■ Task objective ■
Exclude the pictures and return every line exactly as written.

■ Collected data ■
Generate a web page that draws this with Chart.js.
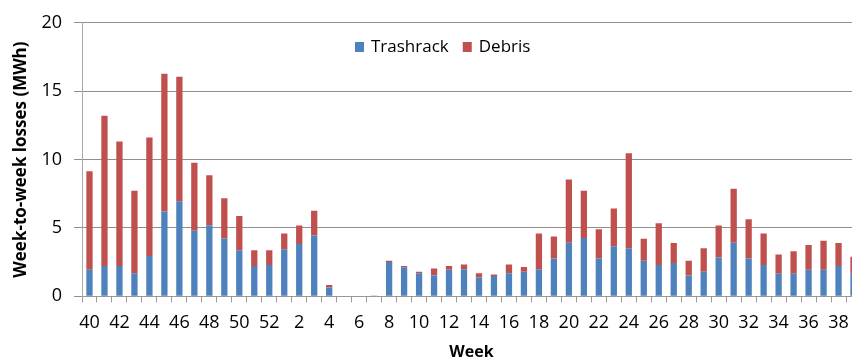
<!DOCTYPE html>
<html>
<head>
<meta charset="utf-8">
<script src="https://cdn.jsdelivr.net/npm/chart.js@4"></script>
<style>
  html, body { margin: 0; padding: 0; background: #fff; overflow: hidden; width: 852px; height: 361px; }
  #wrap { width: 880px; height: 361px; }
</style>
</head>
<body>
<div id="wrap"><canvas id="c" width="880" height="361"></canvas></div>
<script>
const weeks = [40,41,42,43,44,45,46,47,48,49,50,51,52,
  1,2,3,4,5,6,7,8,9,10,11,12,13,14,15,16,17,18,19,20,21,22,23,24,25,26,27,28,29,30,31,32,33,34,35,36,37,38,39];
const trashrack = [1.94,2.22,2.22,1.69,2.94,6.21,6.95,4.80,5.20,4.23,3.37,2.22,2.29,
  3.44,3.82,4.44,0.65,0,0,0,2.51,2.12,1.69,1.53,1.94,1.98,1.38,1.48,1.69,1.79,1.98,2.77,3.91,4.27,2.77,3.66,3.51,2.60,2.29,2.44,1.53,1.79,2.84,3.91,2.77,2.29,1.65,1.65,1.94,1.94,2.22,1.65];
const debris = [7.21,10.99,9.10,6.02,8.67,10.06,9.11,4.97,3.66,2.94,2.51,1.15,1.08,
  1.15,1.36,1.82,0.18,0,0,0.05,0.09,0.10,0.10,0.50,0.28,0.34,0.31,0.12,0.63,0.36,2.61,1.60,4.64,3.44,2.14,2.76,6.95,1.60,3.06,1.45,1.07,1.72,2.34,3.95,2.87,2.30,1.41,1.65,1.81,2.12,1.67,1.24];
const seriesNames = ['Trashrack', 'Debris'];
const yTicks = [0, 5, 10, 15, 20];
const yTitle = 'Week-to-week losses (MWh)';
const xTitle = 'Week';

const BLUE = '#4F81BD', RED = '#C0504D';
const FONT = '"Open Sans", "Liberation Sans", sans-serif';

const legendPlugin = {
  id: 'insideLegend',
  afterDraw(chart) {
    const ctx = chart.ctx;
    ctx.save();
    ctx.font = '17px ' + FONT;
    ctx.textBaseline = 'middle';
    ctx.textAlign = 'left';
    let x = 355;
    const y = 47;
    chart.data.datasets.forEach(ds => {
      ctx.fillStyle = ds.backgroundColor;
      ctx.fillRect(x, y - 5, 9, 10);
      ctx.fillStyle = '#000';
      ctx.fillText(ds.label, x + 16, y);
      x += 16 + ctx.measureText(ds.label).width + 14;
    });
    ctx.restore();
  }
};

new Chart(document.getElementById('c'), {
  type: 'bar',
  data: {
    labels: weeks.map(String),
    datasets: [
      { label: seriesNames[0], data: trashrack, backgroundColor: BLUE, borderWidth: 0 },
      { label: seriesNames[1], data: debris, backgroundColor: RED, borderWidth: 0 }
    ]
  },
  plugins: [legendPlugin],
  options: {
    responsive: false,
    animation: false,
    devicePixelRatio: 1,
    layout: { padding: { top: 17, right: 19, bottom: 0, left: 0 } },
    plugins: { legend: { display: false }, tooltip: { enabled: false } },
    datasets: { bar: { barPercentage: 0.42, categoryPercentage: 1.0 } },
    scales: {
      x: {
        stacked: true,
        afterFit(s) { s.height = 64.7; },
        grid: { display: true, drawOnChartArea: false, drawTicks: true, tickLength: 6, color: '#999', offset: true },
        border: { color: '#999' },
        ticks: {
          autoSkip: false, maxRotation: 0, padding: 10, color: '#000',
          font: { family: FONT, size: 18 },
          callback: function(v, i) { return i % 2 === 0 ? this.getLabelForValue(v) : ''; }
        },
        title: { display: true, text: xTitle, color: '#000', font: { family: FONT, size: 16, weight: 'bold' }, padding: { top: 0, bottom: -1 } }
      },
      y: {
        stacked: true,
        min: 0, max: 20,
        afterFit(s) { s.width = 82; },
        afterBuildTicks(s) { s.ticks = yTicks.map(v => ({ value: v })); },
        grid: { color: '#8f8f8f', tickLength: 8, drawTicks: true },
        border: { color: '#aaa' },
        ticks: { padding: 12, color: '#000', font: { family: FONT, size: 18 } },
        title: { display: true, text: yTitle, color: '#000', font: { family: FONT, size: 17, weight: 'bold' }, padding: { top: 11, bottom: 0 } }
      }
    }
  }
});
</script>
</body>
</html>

■ In response ■
Generate a web page that draws this with Chart.js.
<!DOCTYPE html>
<html>
<head>
<meta charset="utf-8">
<script src="https://cdn.jsdelivr.net/npm/chart.js@4"></script>
<style>
  html, body { margin: 0; padding: 0; background: #fff; overflow: hidden; width: 852px; height: 361px; }
  #wrap { width: 880px; height: 361px; }
</style>
</head>
<body>
<div id="wrap"><canvas id="c" width="880" height="361"></canvas></div>
<script>
const weeks = [40,41,42,43,44,45,46,47,48,49,50,51,52,
  1,2,3,4,5,6,7,8,9,10,11,12,13,14,15,16,17,18,19,20,21,22,23,24,25,26,27,28,29,30,31,32,33,34,35,36,37,38,39];
const trashrack = [1.94,2.22,2.22,1.69,2.94,6.21,6.95,4.80,5.20,4.23,3.37,2.22,2.29,
  3.44,3.82,4.44,0.65,0,0,0,2.51,2.12,1.69,1.53,1.94,1.98,1.38,1.48,1.69,1.79,1.98,2.77,3.91,4.27,2.77,3.66,3.51,2.60,2.29,2.44,1.53,1.79,2.84,3.91,2.77,2.29,1.65,1.65,1.94,1.94,2.22,1.65];
const debris = [7.21,10.99,9.10,6.02,8.67,10.06,9.11,4.97,3.66,2.94,2.51,1.15,1.08,
  1.15,1.36,1.82,0.18,0,0,0.05,0.09,0.10,0.10,0.50,0.28,0.34,0.31,0.12,0.63,0.36,2.61,1.60,4.64,3.44,2.14,2.76,6.95,1.60,3.06,1.45,1.07,1.72,2.34,3.95,2.87,2.30,1.41,1.65,1.81,2.12,1.67,1.24];
const seriesNames = ['Trashrack', 'Debris'];
const yTicks = [0, 5, 10, 15, 20];
const yTitle = 'Week-to-week losses (MWh)';
const xTitle = 'Week';

const BLUE = '#4F81BD', RED = '#C0504D';
const FONT = '"Open Sans", "Liberation Sans", sans-serif';

const legendPlugin = {
  id: 'insideLegend',
  afterDraw(chart) {
    const ctx = chart.ctx;
    ctx.save();
    ctx.font = '17px ' + FONT;
    ctx.textBaseline = 'middle';
    ctx.textAlign = 'left';
    let x = 355;
    const y = 47;
    chart.data.datasets.forEach(ds => {
      ctx.fillStyle = ds.backgroundColor;
      ctx.fillRect(x, y - 5, 9, 10);
      ctx.fillStyle = '#000';
      ctx.fillText(ds.label, x + 16, y);
      x += 16 + ctx.measureText(ds.label).width + 14;
    });
    ctx.restore();
  }
};

new Chart(document.getElementById('c'), {
  type: 'bar',
  data: {
    labels: weeks.map(String),
    datasets: [
      { label: seriesNames[0], data: trashrack, backgroundColor: BLUE, borderWidth: 0 },
      { label: seriesNames[1], data: debris, backgroundColor: RED, borderWidth: 0 }
    ]
  },
  plugins: [legendPlugin],
  options: {
    responsive: false,
    animation: false,
    devicePixelRatio: 1,
    layout: { padding: { top: 17, right: 19, bottom: 0, left: 0 } },
    plugins: { legend: { display: false }, tooltip: { enabled: false } },
    datasets: { bar: { barPercentage: 0.42, categoryPercentage: 1.0 } },
    scales: {
      x: {
        stacked: true,
        afterFit(s) { s.height = 64.7; },
        grid: { display: true, drawOnChartArea: false, drawTicks: true, tickLength: 6, color: '#999', offset: true },
        border: { color: '#999' },
        ticks: {
          autoSkip: false, maxRotation: 0, padding: 10, color: '#000',
          font: { family: FONT, size: 18 },
          callback: function(v, i) { return i % 2 === 0 ? this.getLabelForValue(v) : ''; }
        },
        title: { display: true, text: xTitle, color: '#000', font: { family: FONT, size: 16, weight: 'bold' }, padding: { top: 0, bottom: -1 } }
      },
      y: {
        stacked: true,
        min: 0, max: 20,
        afterFit(s) { s.width = 82; },
        afterBuildTicks(s) { s.ticks = yTicks.map(v => ({ value: v })); },
        grid: { color: '#8f8f8f', tickLength: 8, drawTicks: true },
        border: { color: '#aaa' },
        ticks: { padding: 12, color: '#000', font: { family: FONT, size: 18 } },
        title: { display: true, text: yTitle, color: '#000', font: { family: FONT, size: 17, weight: 'bold' }, padding: { top: 11, bottom: 0 } }
      }
    }
  }
});
</script>
</body>
</html>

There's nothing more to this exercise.